The GMAT Scoring Algorithm

October 19, 2021

A common question on the GMAT forums goes something like this:

On my first practice test, I scored a 49 on the Quantitative section with 12 questions wrong. On my second practice test, I scored a 46 with 10 wrong. Shouldn’t my score increase when I get more questions right?

The quick and easy response is that the GMAT doesn’t work the same way most tests do. With most tests, the more correct responses you get, the greater your score. Not so with the GMAT.

The GMAT is computer adaptive, which means each question you see on test day is tailored to you, based on your previous responses to earlier questions in the test (along with other factors). This means the specific questions you see on test day will be different from the questions other test-takers see.

Since each test-taker sees a different set of questions, it wouldn’t be fair to calculate scores based on the number of questions answered correctly.
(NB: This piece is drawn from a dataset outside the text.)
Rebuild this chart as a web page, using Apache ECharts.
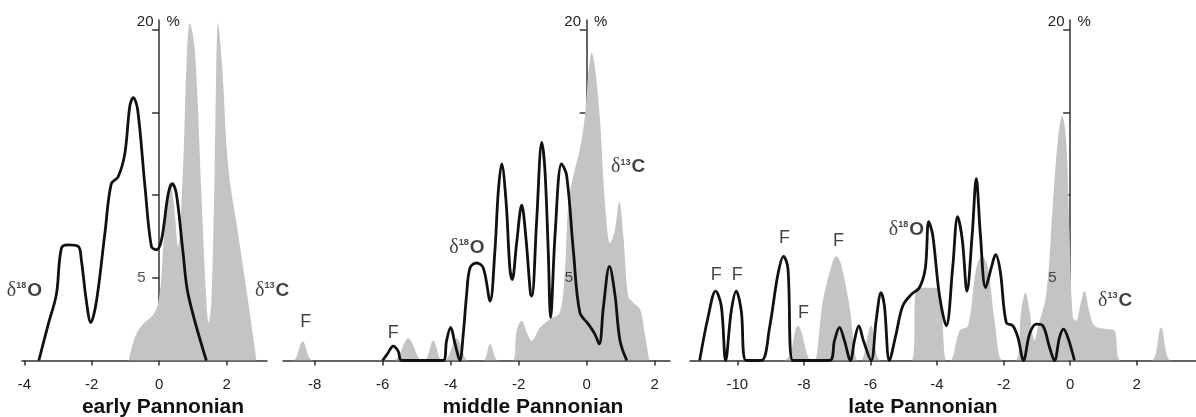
<!DOCTYPE html>
<html>
<head>
<meta charset="utf-8">
<title>Pannonian isotopes</title>
<script src="https://cdn.jsdelivr.net/npm/echarts@6/dist/echarts.min.js"></script>
<style>
html,body{margin:0;padding:0;background:#fff;}
#chart{width:1196px;height:417px;}
</style>
</head>
<body>
<div id="chart"></div>
<script>
// tick values
var earlyTicks = [-4, -2, 0, 2];
var middleTicks = [-8, -6, -4, -2, 0, 2];
var lateTicks = [-10, -8, -6, -4, -2, 0, 2];
var yTicks = [5, 10, 15, 20];
var yLabels = [5];

// early Pannonian  [delta, %]
var earlyO = [[-3.57,0],[-3.29,2.2],[-3.05,4.0],[-2.9,6.8],[-2.7,7.0],[-2.4,6.9],[-2.31,6.1],[-2.16,3.6],[-2.03,2.3],[-1.86,3.6],[-1.61,7.7],[-1.42,10.7],[-1.22,11.1],[-1.02,12.5],[-0.87,15.4],[-0.77,15.9],[-0.64,15.2],[-0.42,10.5],[-0.23,6.9],[-0.08,6.7],[0.07,7.3],[0.27,10.1],[0.39,10.7],[0.51,10.1],[0.71,6.5],[0.86,4.0],[1.40,0]];
var earlyC = [[-0.9,0],[-0.72,1.4],[-0.52,2.1],[-0.13,2.9],[0.02,4.1],[0.12,6.9],[0.22,9.3],[0.32,10.8],[0.44,9.4],[0.56,6.9],[0.71,11.7],[0.81,17.8],[0.91,20.4],[1.06,18.8],[1.26,9.7],[1.40,3.6],[1.47,2.3],[1.55,3.6],[1.65,11.7],[1.75,20.4],[1.87,17.8],[2.05,11.7],[2.34,7.7],[2.64,3.6],[2.89,0]];

// middle Pannonian
var middleO = [[-6.0,0],[-5.86,0.4],[-5.69,0.87],[-5.54,0.55],[-5.44,0],[-4.22,0],[-4.12,1.2],[-4.0,2.0],[-3.87,1.0],[-3.73,0],[-3.63,1.6],[-3.53,4.0],[-3.43,5.6],[-3.24,5.9],[-3.04,5.6],[-2.84,3.6],[-2.7,6.6],[-2.6,10.2],[-2.5,11.9],[-2.37,9.6],[-2.26,5.6],[-2.19,4.9],[-2.06,7.1],[-1.91,9.4],[-1.79,7.5],[-1.65,4.0],[-1.61,3.9],[-1.47,8.5],[-1.32,13.2],[-1.23,11.6],[-1.13,6.6],[-1.06,2.6],[-0.93,7.6],[-0.74,11.9],[-0.59,11.2],[-0.39,6.6],[-0.2,2.9],[0.05,2.2],[0.24,1.6],[0.37,1.0],[0.49,3.2],[0.67,5.7],[0.83,4.0],[0.98,1.2],[1.18,0]];
var middleC = [[-8.93,0],[-8.63,0],[-8.35,1.15],[-8.04,0],[-5.69,0],[-5.25,1.35],[-4.85,0],[-4.76,0],[-4.51,1.2],[-4.26,0],[-4.17,0],[-3.82,1.35],[-3.48,0],[-3.04,0],[-2.84,1.0],[-2.6,0],[-2.18,0],[-2.06,1.8],[-1.91,2.4],[-1.76,1.7],[-1.62,1.2],[-1.37,2.0],[-1.08,2.5],[-0.79,2.9],[-0.64,5.5],[-0.54,9.5],[-0.39,11.2],[-0.2,12.8],[-0.05,14.8],[0.05,17.4],[0.15,18.6],[0.24,17.8],[0.39,14.6],[0.54,9.5],[0.69,7.1],[0.83,7.9],[0.96,9.6],[1.08,7.5],[1.22,3.9],[1.37,3.5],[1.57,3.1],[1.71,1.6],[1.84,0]];

// late Pannonian
var lateO = [[-11.13,0],[-10.88,2.6],[-10.65,4.2],[-10.48,3.3],[-10.35,0],[-10.18,3.0],[-10.03,4.2],[-9.88,3.0],[-9.73,0],[-9.28,0],[-9.03,2.0],[-8.78,5.2],[-8.61,6.3],[-8.48,5.6],[-8.33,0],[-7.23,0],[-7.08,1.2],[-6.93,2.0],[-6.78,1.2],[-6.6,0],[-6.48,1.2],[-6.35,2.1],[-6.21,1.2],[-5.98,0],[-5.83,2.4],[-5.68,4.1],[-5.58,3.3],[-5.43,0],[-5.23,1.6],[-5.03,3.3],[-4.77,4.0],[-4.53,4.4],[-4.35,5.6],[-4.25,8.4],[-4.13,7.6],[-3.93,4.0],[-3.72,2.1],[-3.53,5.6],[-3.38,8.7],[-3.24,7.3],[-3.1,4.2],[-2.94,7.7],[-2.82,11.0],[-2.7,7.7],[-2.54,4.4],[-2.37,5.6],[-2.24,6.4],[-2.1,5.4],[-1.92,2.3],[-1.72,2.1],[-1.57,1.4],[-1.4,0],[-1.22,1.6],[-1.02,2.2],[-0.82,2.1],[-0.62,0.8],[-0.47,0],[-0.32,1.4],[-0.2,1.9],[-0.07,1.4],[0.13,0]];
var lateC = [[-11.42,0],[-8.61,0],[-8.18,2.1],[-7.78,0],[-7.68,0],[-7.43,3.6],[-7.13,6.0],[-7.03,6.3],[-6.88,5.8],[-6.63,3.3],[-6.38,0],[-6.28,0],[-5.98,2.1],[-5.68,0],[-4.77,0],[-4.58,4.4],[-4.02,4.4],[-3.71,0],[-3.6,0],[-3.32,1.8],[-3.07,2.1],[-2.82,5.6],[-2.64,6.3],[-2.47,5.6],[-2.27,2.4],[-2.02,0],[-1.64,0],[-1.47,3.0],[-1.34,4.1],[-1.22,3.0],[-1.07,1.2],[-0.97,2.0],[-0.72,4.0],[-0.52,9.5],[-0.37,13.3],[-0.24,14.8],[-0.12,13.3],[-0.02,7.6],[0.08,2.6],[0.18,2.4],[0.30,3.3],[0.43,4.2],[0.58,2.9],[0.73,2.1],[1.08,1.9],[1.33,1.8],[1.53,0],[2.43,0],[2.73,2.0],[3.03,0],[3.78,0]];

var panelNames = ['early Pannonian', 'middle Pannonian', 'late Pannonian'];

var myChart = echarts.init(document.getElementById('chart'));

var axisColor = '#333';
var font = 'Liberation Sans, Arial, sans-serif';
var richLbl = {
  d: {fontFamily: 'Liberation Serif, serif', fontSize: 20, color: '#111'},
  s: {fontFamily: font, fontSize: 9, fontWeight: 'bold', color: '#111', padding: [0, 1, 10, 0]},
  o: {fontFamily: font, fontSize: 19, fontWeight: 'bold', color: '#111'},
  f: {fontFamily: font, fontSize: 18, color: '#111'},
  n: {fontFamily: font, fontSize: 15, color: '#222'}
};
var dO = '{d|δ}{s|18}{o|O}';
var dC = '{d|δ}{s|13}{o|C}';

function xAxisOf(i, min, max, ticks) {
  return {
    gridIndex: i, type: 'value', min: min, max: max,
    axisLine: {onZero: true, lineStyle: {color: axisColor, width: 1.5}},
    axisTick: {customValues: ticks, length: 5, lineStyle: {color: axisColor, width: 1.5}},
    axisLabel: {customValues: ticks, fontSize: 15, color: '#222', margin: 17, fontFamily: font},
    splitLine: {show: false}
  };
}
function yAxisOf(i) {
  return {
    gridIndex: i, type: 'value', min: 0, max: 20.6,
    axisLine: {onZero: true, lineStyle: {color: axisColor, width: 1.5}},
    axisTick: {customValues: yTicks, length: 7, lineStyle: {color: axisColor, width: 1.5}},
    axisLabel: {show: false},
    splitLine: {show: false},
    name: '{a|20}{g| }{b|%}',
    nameLocation: 'end',
    nameGap: -2,
    nameTextStyle: {
      align: 'center', verticalAlign: 'middle',
      rich: {
        a: {width: 20, align: 'right', fontSize: 15, color: '#222', fontFamily: font},
        g: {width: 8},
        b: {width: 20, align: 'left', fontSize: 15, color: '#222', fontFamily: font}
      }
    }
  };
}
function grayArea(i, data) {
  return {
    type: 'line', xAxisIndex: i, yAxisIndex: i, data: data,
    smooth: 0.35, symbol: 'none', silent: true,
    lineStyle: {width: 0}, areaStyle: {color: '#c4c4c4', opacity: 1}, z: 1
  };
}
function blackLine(i, data) {
  return {
    type: 'line', xAxisIndex: i, yAxisIndex: i, data: data,
    smooth: 0.35, symbol: 'none', silent: true,
    lineStyle: {color: '#111', width: 2.8}, z: 3
  };
}
function labels(i, items) {
  // y-axis label "5" sits left of the axis at x = 0
  items.push({value: [0, yLabels[0]], t: '{n|' + yLabels[0] + '}',
              label: {position: 'left', distance: 13}});
  return {
    type: 'scatter', xAxisIndex: i, yAxisIndex: i, clip: false, silent: true,
    symbolSize: 1, itemStyle: {color: 'transparent'},
    label: {show: true, position: 'inside', rich: richLbl, formatter: function (p) { return p.data.t; }},
    data: items, z: 5
  };
}

var titleStyle = {fontSize: 21, fontWeight: 'bold', color: '#111', fontFamily: font};
var option = {
  animation: false,
  title: [
    {text: panelNames[0], left: 163, top: 397, textAlign: 'center', padding: 0, textStyle: titleStyle},
    {text: panelNames[1], left: 533, top: 397, textAlign: 'center', padding: 0, textStyle: titleStyle},
    {text: panelNames[2], left: 923, top: 397, textAlign: 'center', padding: 0, textStyle: titleStyle}
  ],
  grid: [
    {left: 22, width: 245, top: 20, height: 340.5},
    {left: 283, width: 387, top: 20, height: 340.5},
    {left: 690, width: 506, top: 20, height: 340.5}
  ],
  xAxis: [
    xAxisOf(0, -4.07, 3.2, earlyTicks),
    xAxisOf(1, -8.93, 2.45, middleTicks),
    xAxisOf(2, -11.42, 3.78, lateTicks)
  ],
  yAxis: [yAxisOf(0), yAxisOf(1), yAxisOf(2)],
  series: [
    grayArea(0, earlyC), blackLine(0, earlyO),
    grayArea(1, middleC), blackLine(1, middleO),
    grayArea(2, lateC), blackLine(2, lateO),
    labels(0, [{value: [-4.0, 4.24], t: dO}, {value: [3.35, 4.24], t: dC}]),
    labels(1, [{value: [-3.52, 6.85], t: dO}, {value: [1.22, 11.7], t: dC},
               {value: [-8.26, 2.32], t: '{f|F}'}, {value: [-5.69, 1.67], t: '{f|F}'}]),
    labels(2, [{value: [-4.92, 7.9], t: dO}, {value: [1.35, 3.64], t: dC},
               {value: [-10.63, 5.15], t: '{f|F}'}, {value: [-10.0, 5.15], t: '{f|F}'},
               {value: [-8.58, 7.4], t: '{f|F}'}, {value: [-8.01, 2.88], t: '{f|F}'},
               {value: [-6.96, 7.2], t: '{f|F}'}])
  ]
};
myChart.setOption(option, true);
</script>
</body>
</html>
In fact, students who score 450 (14th percentile) on the GMAT often have the same number of correct responses as students who score 650 (72nd percentile).

So what determines your score then?

In this article, we’ll examine (and test) the two most popular answers to that question.

Question placement

Many students believe that question placement plays a significant role in the calculation of their scores, and that the first 10 questions impact their scores much more than the later questions do.
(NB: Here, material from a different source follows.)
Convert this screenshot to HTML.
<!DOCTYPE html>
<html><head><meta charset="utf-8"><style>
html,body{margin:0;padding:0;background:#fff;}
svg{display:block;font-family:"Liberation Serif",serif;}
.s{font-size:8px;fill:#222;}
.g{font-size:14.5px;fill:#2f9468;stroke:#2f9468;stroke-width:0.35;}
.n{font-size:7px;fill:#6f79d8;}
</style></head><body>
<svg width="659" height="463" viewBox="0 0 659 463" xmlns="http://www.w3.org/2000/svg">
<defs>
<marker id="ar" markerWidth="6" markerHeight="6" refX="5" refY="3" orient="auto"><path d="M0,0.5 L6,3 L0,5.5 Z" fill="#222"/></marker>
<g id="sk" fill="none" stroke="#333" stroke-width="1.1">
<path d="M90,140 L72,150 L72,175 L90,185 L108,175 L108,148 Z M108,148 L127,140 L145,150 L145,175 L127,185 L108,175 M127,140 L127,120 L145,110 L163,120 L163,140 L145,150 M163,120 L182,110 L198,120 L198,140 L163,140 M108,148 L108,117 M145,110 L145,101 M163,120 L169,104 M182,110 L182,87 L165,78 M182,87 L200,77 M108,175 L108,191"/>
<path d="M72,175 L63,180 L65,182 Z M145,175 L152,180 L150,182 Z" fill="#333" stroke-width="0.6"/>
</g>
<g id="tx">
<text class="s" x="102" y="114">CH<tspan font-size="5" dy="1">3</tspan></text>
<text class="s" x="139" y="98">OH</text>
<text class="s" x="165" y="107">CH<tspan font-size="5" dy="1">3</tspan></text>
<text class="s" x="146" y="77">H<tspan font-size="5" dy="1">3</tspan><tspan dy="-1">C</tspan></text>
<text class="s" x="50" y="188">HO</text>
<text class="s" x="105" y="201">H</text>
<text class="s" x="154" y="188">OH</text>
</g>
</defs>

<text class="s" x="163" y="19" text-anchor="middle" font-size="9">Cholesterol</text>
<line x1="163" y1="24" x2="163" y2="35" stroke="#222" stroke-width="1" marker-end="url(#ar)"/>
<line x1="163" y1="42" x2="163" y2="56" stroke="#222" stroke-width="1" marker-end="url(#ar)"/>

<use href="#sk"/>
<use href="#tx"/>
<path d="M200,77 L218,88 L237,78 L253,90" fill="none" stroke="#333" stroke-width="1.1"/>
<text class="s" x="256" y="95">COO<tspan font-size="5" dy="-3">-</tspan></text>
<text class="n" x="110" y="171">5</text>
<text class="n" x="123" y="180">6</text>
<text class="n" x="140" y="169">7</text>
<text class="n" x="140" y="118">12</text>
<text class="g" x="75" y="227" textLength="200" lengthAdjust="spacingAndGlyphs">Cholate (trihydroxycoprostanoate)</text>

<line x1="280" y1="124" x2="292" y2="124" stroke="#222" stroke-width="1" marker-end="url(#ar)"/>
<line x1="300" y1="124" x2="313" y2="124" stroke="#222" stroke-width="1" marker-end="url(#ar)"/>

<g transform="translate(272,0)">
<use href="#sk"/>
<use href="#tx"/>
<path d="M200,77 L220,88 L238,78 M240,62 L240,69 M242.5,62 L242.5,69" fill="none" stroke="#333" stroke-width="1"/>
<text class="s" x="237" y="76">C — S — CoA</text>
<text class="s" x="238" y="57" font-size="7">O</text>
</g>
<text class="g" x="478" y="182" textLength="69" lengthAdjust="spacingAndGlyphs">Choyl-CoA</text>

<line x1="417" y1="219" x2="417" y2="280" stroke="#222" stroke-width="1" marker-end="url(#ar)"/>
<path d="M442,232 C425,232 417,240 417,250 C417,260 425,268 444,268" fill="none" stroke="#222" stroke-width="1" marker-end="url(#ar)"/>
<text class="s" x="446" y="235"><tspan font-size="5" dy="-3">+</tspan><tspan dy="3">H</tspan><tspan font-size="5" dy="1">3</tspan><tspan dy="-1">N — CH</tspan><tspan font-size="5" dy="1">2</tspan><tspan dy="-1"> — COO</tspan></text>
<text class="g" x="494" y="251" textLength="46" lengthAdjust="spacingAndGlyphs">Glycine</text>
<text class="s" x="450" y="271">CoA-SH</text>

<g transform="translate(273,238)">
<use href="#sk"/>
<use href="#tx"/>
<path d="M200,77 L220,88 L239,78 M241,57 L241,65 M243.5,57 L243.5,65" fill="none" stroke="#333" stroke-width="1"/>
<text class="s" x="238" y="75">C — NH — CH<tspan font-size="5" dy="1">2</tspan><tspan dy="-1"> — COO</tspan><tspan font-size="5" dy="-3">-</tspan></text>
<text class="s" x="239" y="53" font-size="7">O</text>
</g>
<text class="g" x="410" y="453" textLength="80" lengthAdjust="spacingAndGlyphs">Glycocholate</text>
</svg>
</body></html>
The test-makers (GMAC) say otherwise. In fact, in every GMAT Official Guide (aka OG), you’ll find the following statement:

Despite this warning, many students feel they should devote extra time to the first 10 questions. This belief is largely based on experiments with the official GMATPrep practice tests in which the scores resulting from getting questions 1 to 10 all correct are contrasted with scores resulting from getting questions 1 to 10 all wrong. 

The main problem with those experiments is that they’re unrealistic. Very few test-takers can correctly answer the first ten questions, and very few test-takers are incapable of answering any of the first ten questions.

So, rather than examine extreme scenarios, I tested a much more realistic scenario. I completed the Quantitative section of the official GMATPrep test #2 five times and intentionally got the same questions wrong each time.

The questions I got wrong were #3, 4, 5, 10, 13, 15, 20, 23, 25, 30 and 31.

Given the placement of my 11 incorrect responses and the fact that I correctly answered only 6 of the first 10 questions, you might be surprised to learn that I received a Quantitative score of 49 (74th percentile), which is the third highest score possible.

You might also be surprised to learn that I didn’t get the same quant score for all five tests, even though I incorrectly answered the exact same 11 question placements each time.

My five scores were: Q49 (74th percentile), Q49 (74th percentile), Q27 (10th percentile), Q31 (14th percentile), and Q49 (74th percentile).  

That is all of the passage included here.